Olivia Rodrigo launches Daisy Chain Fields with Bikini Kill, Chappell Roan, Stevie Nicks
A single-day, all-female lineup mixes rock legends and rising stars, testing how fast mainstream momentum can turn into events.

Olivia Rodrigo announced Daisy Chain Fields, a single-day festival with a cross-generational all-female lineup. The booking combines Bikini Kill, Chappell Roan, Stevie Nicks, and other artists, making the move a high-visibility test of Rodrigo's brand power beyond albums.
Olivia Rodrigo did the thing artists say they will do and then usually do not: she announced her own festival. Daisy Chain Fields is a single-day event with a cross-generational all-female lineup that spans serious rock royalty and current breakout momentum, including Bikini Kill, Chappell Roan, and Stevie Nicks, plus more acts.
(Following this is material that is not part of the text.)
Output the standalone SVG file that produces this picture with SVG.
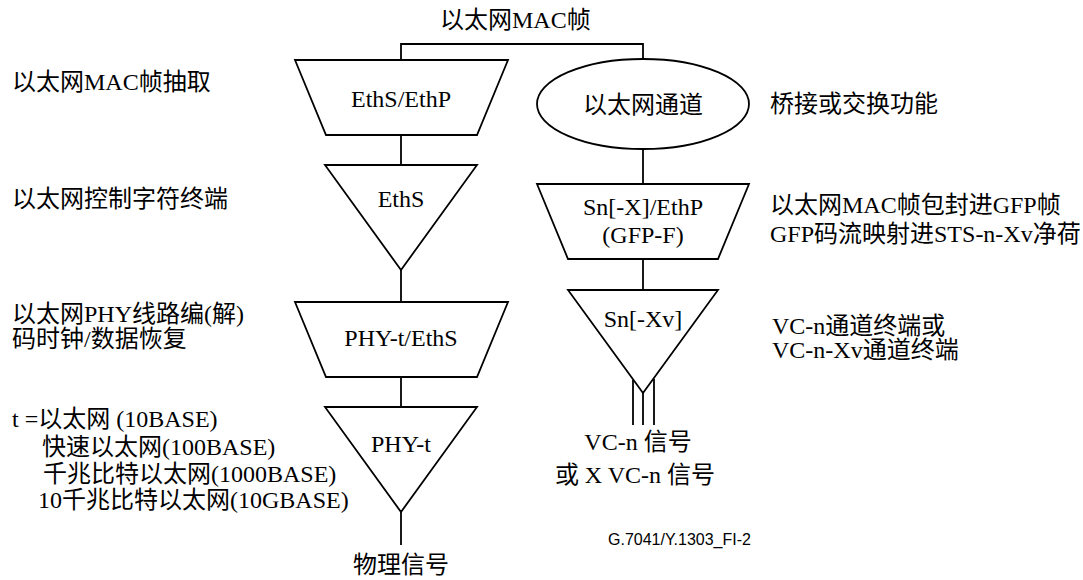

This is not just “a cool announcement” for fans. Rodrigo released her third album, you seem pretty sad for a girl so in love, and now she is turning that mainstream spotlight into something with scheduling, production, and audience logistics built in. The headline act is the brand, but the product is the day: one day of music designed to feel bigger than a tour, and focused tightly enough that the lineup becomes the message.
To understand why decision-makers should care, zoom out to how the live business actually works. Festivals are expensive and operationally unforgiving. Promoters do not get the luxury of letting a bad single show ruin the day, because the day is the unit of value. You buy tickets for the promise of a complete experience, then you hope the roster delivers. A cross-generational lineup is one way to broaden the addressable market without changing the core identity. It invites different fan bases to the same table: listeners who came for legacy names and people who came for the newest reason to pay attention to pop.
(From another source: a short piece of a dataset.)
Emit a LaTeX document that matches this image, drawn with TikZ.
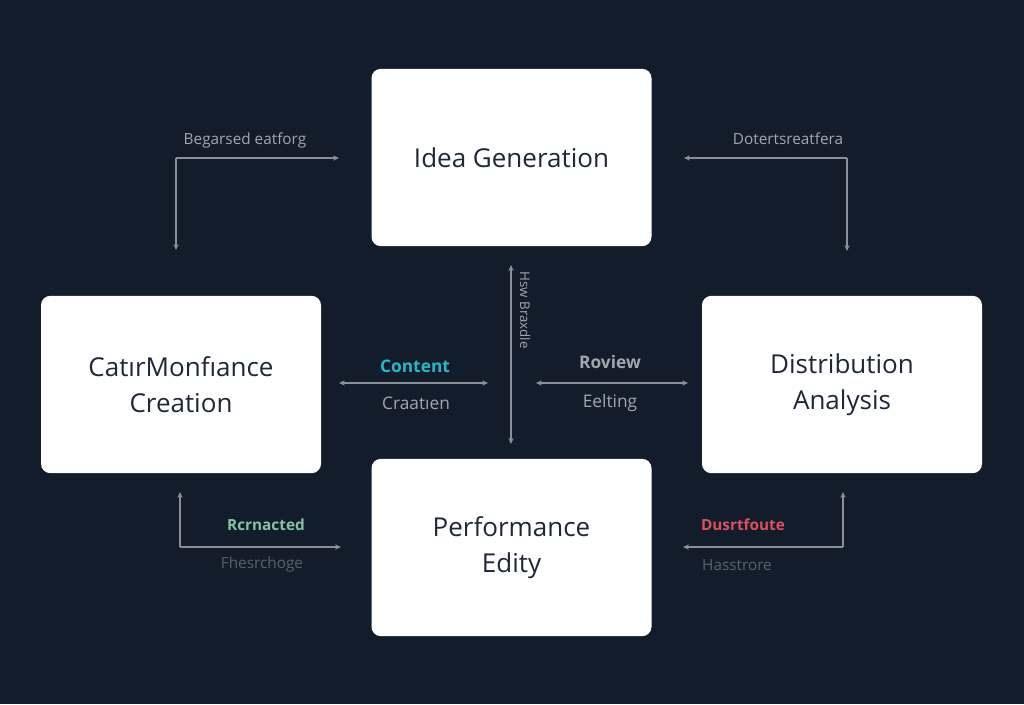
\documentclass[tikz,border=0pt]{standalone}
\usepackage{fontspec}
\setmainfont{Open Sans}
\usetikzlibrary{arrows.meta}
\definecolor{bg}{HTML}{131C2B}
\definecolor{boxtxt}{HTML}{1F2838}
\definecolor{lne}{HTML}{8A8F98}
\definecolor{lbl}{HTML}{A3A7AE}
\definecolor{dim}{HTML}{59616C}
\definecolor{cyanl}{HTML}{2BB5C9}
\definecolor{greenl}{HTML}{86C4A0}
\definecolor{redl}{HTML}{D9505F}
\tikzset{
  card/.style={fill=white, rounded corners=7pt, minimum width=210pt, minimum height=133pt, inner sep=0pt, align=center, font=\fontsize{19.5}{27}\selectfont, text=boxtxt},
  conn/.style={draw=lne, line width=1.1pt, -{Stealth[length=4.5pt,width=4pt]}},
  conn2/.style={draw=lne, line width=1.1pt, {Stealth[length=4.5pt,width=4pt]}-{Stealth[length=4.5pt,width=4pt]}},
  lab/.style={font=\fontsize{11.5}{14}\selectfont, text=lbl, inner sep=0pt},
  midlab/.style={font=\fontsize{13}{16}\selectfont\bfseries, inner sep=0pt},
}
\begin{document}
\begin{tikzpicture}[x=0.75pt,y=-0.75pt]
\fill[bg] (0,0) rectangle (1024,704);
\useasboundingbox (0,0) rectangle (1024,704);
% cards
\node[card] (idea) at (511.5,157.5) {Idea Generation};
\node[card] (left) at (181,384.5) {CatırMonfıance\\Creation};
\node[card] (right) at (842,384.5) {Distribution\\Analysis};
\node[card] (perf) at (511.5,547.5) {Performance\\Edity};
% top-left connector
\coordinate (tla) at (176,250);
\coordinate (tlc) at (176,158);
\coordinate (tlb) at (339,158);
\draw[conn] (tlc) -- (tlb);
\draw[conn] (tlc) -- (tla);
\node[lab] (tll) at (245,140) {Begarsed eatforg};
% top-right connector
\coordinate (trc) at (847,158);
\coordinate (tra) at (684,158);
\coordinate (trb) at (847,251);
\draw[conn] (trc) -- (tra);
\draw[conn] (trc) -- (trb);
\node[lab] (trl) at (788,139) {Dotertsreatfera};
% middle vertical
\coordinate (mvt) at (511,265);
\coordinate (mvb) at (511,444);
\draw[conn2] (mvt) -- (mvb);
\node[lab, font=\fontsize{10}{12}\selectfont, rotate=-90] (mvl) at (525,310) {Hsw Braxdle};
% middle left
\coordinate (mla) at (339,383);
\coordinate (mlb) at (488,383);
\draw[conn2] (mla) -- (mlb);
\node[midlab, text=cyanl] (mlt) at (415,366) {Content};
\node[midlab, font=\fontsize{13}{16}\selectfont, text=lbl] (mlu) at (416,403) {Craatıen};
% middle right
\coordinate (mra) at (536,383);
\coordinate (mrb) at (688,383);
\draw[conn2] (mra) -- (mrb);
\node[midlab, text=lbl] (mrt) at (610,362) {Roview};
\node[midlab, font=\fontsize{13}{16}\selectfont, text=lbl] (mru) at (610,403) {Eelting};
% bottom-left connector
\coordinate (blc) at (180,547);
\coordinate (bla) at (180,492);
\coordinate (blb) at (341,547);
\draw[conn] (blc) -- (bla);
\draw[conn] (blc) -- (blb);
\node[midlab, font=\fontsize{11.5}{14}\selectfont\bfseries, text=greenl] (blt) at (266,525) {Rcrnacted};
\node[lab, text=dim] (blu) at (262,565) {Fhesrchoge};
% bottom-right connector
\coordinate (brc) at (843,547);
\coordinate (bra) at (843,492);
\coordinate (brb) at (683,547);
\draw[conn] (brc) -- (bra);
\draw[conn] (brc) -- (brb);
\node[midlab, font=\fontsize{11.5}{14}\selectfont\bfseries, text=redl] (brt) at (743,525) {Dusrtfoute};
\node[lab, text=dim] (bru) at (737,565) {Hasstrore};
\end{tikzpicture}
\end{document}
And the roster is built to do exactly that. Bikini Kill brings the hardcore, riot-grrrl lineage that defined an era of punk activism. Stevie Nicks is a household name in rock history, with recognition that travels across age groups. Chappell Roan represents the current wave of breakout stardom, the kind that attracts an audience willing to show up quickly and loudly. Put together under one all-female umbrella, the lineup signals a theme before anyone sings. That matters because festivals are competing for attention in a crowded cultural calendar, and attention is the first step in revenue.
Rodrigo’s decision also sits at an interesting intersection of mainstream visibility and scene politics. All-female lineups are not new, but they still stand out because they are not the default in many large-scale rosters. For executives, that is a strategic choice, not a marketing slogan. The lineup becomes a statement about who belongs on the biggest stages, and it shapes how press, partnerships, and audience expectations form. If the event lands, it strengthens the case for more experiments in representation and programming. If it struggles, it can become a cautionary tale that people try to use to shut down future attempts.
There is also an implicit “brand extension” dynamic here. Albums build demand over time; festivals compress value into a deadline. When a high-profile artist announces a festival, the question is whether their fan base will behave like a consumer audience, not just a streaming audience. Festival promoters and venues are always watching for this conversion signal: do fans translate their attention into tickets, travel plans, and on-site spending. Rodrigo’s third album and Daisy Chain Fields function like a funnel, from recorded attention to lived participation.
From a risk perspective, there are the usual live-industry variables: scheduling, ticket sales velocity, the weather factor for outdoor events, production timelines, and the unforgiving reality that a lineup announcement is not a substitute for operational execution. While the source does not provide dates, venues, or pricing, the structure is still clear: it is single-day, all-female, and cross-generational. Those are three attributes that can simplify storytelling to audiences, but they do not remove the need to deliver a flawless day.
Second-order implications for peers in the same orbit are straightforward. If Daisy Chain Fields works, it strengthens the credibility of artist-led programming as a scalable strategy, not a one-off vanity project. If it surprises audiences in either direction, it will still influence how labels, management teams, and festival operators think about lineup curation and audience targeting. Either way, executives should read the move as a live-business stress test of modern pop stardom: can the artist ecosystem generate event-level demand, and can legacy credibility plus newcomer heat hold the center on one packed day?